Rosyjski koncern Gazprom zamierza rozwijać swoją działalność w Niemczech, uważanych przez władze koncernu za "kluczowy rynek energetyczny" w Unii Europejskiej oraz "tarczę obrotową" w systemie tranzytu gazu na całą Europę.
Rosyjski koncern Gazprom zamierza rozwijać swoją działalność w Niemczech, uważanych przez władze koncernu za "kluczowy rynek energetyczny" w Unii Europejskiej oraz "tarczę obrotową" w systemie tranzytu gazu na całą Europę.
"Działamy już na rynku niemieckim i chcemy dalej rozwijać się" - zapowiedział prezes Gazpromu Aleksiej Miller w wywiadzie opublikowanym w niedzielę na łamach "Bild am Sonntag".
Miller odpowiedział wymijająco na pytanie o plany przejęcia udziałów w niemieckim koncernie RWE. "Gazprom bada dziennie wiele możliwości ekspansji. Proszę o zrozumienie, że nie mówimy publicznie o naszych biznesowych planach" - powiedział.
Prezes Gazpromu określił jako "jedyną w swoim rodzaju" decyzję o dopuszczeniu niemieckiego koncernu BASF do złóż radzieckiego gazu na Syberii. Umowę w tej sprawie podpisano podczas niemiecko-rosyjskich konsultacji rządowych w ubiegły czwartek w Tomsku.
Zgodnie z tym dokumentem, BASF-Wintershall uzyska 25 proc. minus jedna akcja (oraz dodatkowo 10 proc. akcji bez prawa głosu) spółki Siewiernieftiegazprom, dysponującej licencją na eksploatację złoża Jużno-Russkoje, mającego stanowić zaplecze surowcowe dla Gazociągu Północnego.
W zamian Gazprom zwiększy swoje udziały w rosyjsko-niemieckiej spółce dystrybucyjnej Wingas do 50 proc. minus jedna akcja, sprzedającej gaz w Niemczech.
Prezes Gazpromu zapewnił, że dostawy gazu do Niemiec są pewne. "Z niemieckimi firmami podpisaliśmy długoletnie umowy o dostawach. Niektóre z nich obowiązują do roku 2020, a nawet dłużej. Będziemy realizowali te umowy tak, jak czyniliśmy to zawsze w minionych latach i dziesięcioleciach. Jesteśmy i pozostaniemy solidnym partnerem" - podkreślił.
Jedna trzecia gazu importowanego przez Niemcy pochodzi z Rosji.
Miller wezwał Zachód do przestrzegania uczciwych zasad. "Niektórzy politycy usiłują utrudnić nowym konkurentom dostęp do europejskich rynków energetycznych. Krytykujemy takie tendencje. Powiedziałem to ambasadorom krajów UE" - wyjaśnił.

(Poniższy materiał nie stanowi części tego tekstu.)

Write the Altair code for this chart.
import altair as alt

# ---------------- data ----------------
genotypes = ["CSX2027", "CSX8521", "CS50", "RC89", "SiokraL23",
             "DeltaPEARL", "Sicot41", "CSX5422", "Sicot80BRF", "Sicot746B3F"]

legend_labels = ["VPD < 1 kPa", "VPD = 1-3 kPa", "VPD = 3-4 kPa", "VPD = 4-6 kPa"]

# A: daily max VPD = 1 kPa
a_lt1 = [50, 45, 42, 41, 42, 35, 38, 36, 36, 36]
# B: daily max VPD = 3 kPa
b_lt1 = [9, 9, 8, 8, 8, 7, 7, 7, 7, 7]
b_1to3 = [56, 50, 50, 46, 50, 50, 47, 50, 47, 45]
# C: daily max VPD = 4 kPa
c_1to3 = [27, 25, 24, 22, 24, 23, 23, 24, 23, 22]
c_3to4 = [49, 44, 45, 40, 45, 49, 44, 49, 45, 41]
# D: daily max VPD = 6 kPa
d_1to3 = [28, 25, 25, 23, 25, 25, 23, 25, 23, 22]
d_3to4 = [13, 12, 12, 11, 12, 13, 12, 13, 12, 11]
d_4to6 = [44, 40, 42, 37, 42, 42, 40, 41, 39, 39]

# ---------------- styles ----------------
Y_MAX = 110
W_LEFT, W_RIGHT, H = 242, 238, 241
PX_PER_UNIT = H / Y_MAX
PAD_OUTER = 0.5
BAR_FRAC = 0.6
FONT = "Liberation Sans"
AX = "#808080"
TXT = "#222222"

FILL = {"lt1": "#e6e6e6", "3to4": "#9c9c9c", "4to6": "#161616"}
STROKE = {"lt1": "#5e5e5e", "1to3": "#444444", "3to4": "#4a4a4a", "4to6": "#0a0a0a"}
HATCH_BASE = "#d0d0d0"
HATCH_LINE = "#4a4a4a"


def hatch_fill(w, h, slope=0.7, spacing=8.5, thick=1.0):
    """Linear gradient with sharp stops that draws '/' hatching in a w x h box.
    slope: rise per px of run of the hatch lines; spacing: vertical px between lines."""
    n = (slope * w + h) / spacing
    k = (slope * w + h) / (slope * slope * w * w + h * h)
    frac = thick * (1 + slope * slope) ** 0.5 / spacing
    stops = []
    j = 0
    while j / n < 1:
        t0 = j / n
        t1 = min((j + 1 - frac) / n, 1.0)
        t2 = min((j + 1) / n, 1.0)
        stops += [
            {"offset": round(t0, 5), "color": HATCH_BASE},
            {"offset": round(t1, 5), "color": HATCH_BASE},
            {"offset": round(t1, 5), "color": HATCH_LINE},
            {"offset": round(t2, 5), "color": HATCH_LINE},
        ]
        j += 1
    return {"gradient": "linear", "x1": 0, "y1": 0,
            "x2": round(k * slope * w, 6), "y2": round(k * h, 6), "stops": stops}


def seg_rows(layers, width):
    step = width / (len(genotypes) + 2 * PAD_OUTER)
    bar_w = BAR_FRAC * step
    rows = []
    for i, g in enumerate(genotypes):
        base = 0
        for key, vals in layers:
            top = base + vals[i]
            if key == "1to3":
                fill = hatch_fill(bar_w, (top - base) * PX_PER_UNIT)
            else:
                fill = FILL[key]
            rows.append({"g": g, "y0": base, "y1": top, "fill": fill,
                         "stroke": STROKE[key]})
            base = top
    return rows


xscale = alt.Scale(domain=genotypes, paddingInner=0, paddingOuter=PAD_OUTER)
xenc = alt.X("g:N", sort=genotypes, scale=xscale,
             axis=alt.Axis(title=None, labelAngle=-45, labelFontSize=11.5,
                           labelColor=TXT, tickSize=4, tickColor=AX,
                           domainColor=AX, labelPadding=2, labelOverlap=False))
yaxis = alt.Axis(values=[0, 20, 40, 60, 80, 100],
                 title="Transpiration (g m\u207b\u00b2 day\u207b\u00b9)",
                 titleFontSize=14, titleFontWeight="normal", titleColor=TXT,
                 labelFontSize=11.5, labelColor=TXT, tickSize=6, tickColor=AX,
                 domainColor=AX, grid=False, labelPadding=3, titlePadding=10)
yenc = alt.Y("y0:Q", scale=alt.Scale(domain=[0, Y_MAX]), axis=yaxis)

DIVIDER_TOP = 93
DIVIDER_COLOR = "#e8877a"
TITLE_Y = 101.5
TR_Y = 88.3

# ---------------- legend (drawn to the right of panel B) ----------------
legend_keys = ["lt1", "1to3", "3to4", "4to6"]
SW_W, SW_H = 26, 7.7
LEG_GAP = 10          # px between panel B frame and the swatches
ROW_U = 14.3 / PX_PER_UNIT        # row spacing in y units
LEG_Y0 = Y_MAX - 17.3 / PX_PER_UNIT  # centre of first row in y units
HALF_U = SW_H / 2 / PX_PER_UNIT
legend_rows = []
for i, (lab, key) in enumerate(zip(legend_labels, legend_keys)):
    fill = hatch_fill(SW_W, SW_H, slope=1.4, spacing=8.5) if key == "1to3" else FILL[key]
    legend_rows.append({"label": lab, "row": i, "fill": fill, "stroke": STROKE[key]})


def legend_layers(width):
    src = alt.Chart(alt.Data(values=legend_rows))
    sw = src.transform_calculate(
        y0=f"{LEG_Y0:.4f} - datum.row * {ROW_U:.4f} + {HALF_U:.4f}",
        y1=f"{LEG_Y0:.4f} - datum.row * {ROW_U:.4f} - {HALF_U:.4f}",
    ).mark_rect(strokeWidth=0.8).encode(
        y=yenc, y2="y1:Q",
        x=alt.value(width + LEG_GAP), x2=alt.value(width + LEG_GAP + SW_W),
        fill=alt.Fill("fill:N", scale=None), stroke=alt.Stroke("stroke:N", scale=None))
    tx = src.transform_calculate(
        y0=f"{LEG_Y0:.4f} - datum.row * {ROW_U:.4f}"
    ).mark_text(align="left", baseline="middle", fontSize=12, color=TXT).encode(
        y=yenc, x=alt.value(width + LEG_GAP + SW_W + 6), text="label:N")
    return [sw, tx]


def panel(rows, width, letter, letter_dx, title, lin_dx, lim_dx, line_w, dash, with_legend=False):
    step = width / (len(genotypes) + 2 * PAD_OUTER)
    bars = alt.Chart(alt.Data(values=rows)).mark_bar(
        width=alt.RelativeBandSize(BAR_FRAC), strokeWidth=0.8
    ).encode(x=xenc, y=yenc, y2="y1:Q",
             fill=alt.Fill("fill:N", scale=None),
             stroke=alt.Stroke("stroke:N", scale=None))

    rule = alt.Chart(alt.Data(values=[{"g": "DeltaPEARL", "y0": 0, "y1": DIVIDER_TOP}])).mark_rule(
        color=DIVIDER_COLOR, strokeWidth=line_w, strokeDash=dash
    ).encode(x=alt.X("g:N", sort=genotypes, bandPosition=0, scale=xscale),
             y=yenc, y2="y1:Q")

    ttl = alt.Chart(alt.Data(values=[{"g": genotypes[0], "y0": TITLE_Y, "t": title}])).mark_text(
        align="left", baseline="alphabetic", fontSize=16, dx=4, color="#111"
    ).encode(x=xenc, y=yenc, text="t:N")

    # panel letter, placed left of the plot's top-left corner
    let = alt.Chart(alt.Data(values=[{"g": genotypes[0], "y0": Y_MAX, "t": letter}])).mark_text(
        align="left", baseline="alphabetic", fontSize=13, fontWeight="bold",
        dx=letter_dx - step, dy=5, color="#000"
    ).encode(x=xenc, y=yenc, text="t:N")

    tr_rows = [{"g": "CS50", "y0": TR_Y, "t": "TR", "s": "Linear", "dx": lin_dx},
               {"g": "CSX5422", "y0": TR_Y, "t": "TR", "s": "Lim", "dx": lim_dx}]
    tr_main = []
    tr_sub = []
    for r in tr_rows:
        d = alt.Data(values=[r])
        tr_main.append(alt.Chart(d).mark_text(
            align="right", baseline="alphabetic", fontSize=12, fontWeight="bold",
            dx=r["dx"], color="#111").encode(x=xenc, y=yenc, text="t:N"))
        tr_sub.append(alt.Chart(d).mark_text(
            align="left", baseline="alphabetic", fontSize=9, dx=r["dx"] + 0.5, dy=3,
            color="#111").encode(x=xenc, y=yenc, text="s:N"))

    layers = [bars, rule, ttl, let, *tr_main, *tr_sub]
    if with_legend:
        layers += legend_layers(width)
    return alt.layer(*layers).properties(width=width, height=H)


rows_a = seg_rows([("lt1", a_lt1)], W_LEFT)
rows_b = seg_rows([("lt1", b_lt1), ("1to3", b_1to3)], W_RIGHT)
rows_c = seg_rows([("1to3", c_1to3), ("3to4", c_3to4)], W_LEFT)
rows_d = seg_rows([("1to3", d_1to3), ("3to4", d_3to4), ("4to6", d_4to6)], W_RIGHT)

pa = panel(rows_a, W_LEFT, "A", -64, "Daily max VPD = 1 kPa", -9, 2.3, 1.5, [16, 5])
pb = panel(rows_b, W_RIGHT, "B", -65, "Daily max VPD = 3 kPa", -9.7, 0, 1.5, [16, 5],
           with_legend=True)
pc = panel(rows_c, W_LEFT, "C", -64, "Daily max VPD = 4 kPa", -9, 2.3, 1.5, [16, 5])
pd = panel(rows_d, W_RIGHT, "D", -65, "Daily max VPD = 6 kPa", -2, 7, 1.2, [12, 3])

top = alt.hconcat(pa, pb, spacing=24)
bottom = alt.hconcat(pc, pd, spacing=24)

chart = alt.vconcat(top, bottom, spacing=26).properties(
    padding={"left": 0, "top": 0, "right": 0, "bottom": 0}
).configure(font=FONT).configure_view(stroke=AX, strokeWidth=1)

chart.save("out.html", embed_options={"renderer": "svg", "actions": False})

Szef Gazpromu powiedział, że ceni byłego kanclerza Niemiec Gerharda Schroedera jako "bardzo doświadczonego międzynarodowego przywódcę". "Jego zadaniem będzie zagwarantowanie wydajnej komunikacji na najwyższym szczeblu" - wyjaśnił. Gazociąg przyczyni się do bezpieczeństwa energetycznego Europy - dodał rosyjski przedsiębiorca.
Schroeder objął w marcu stanowisko szefa rady nadzorczej w rosyjsko-niemieckiej spółce budującej Gazociąg Północny, którym od 2010 r, popłynąć ma rosyjski gaz przez Morze Bałtyckie bezpośrednio do Niemiec. Udział ekskanclerza w tym projekcie, na krótko po zakończeniu kariery politycznej, krytykowany jest przez wszystkie niemieckie partie polityczne, z wyjątkiem jego macierzystej SPD.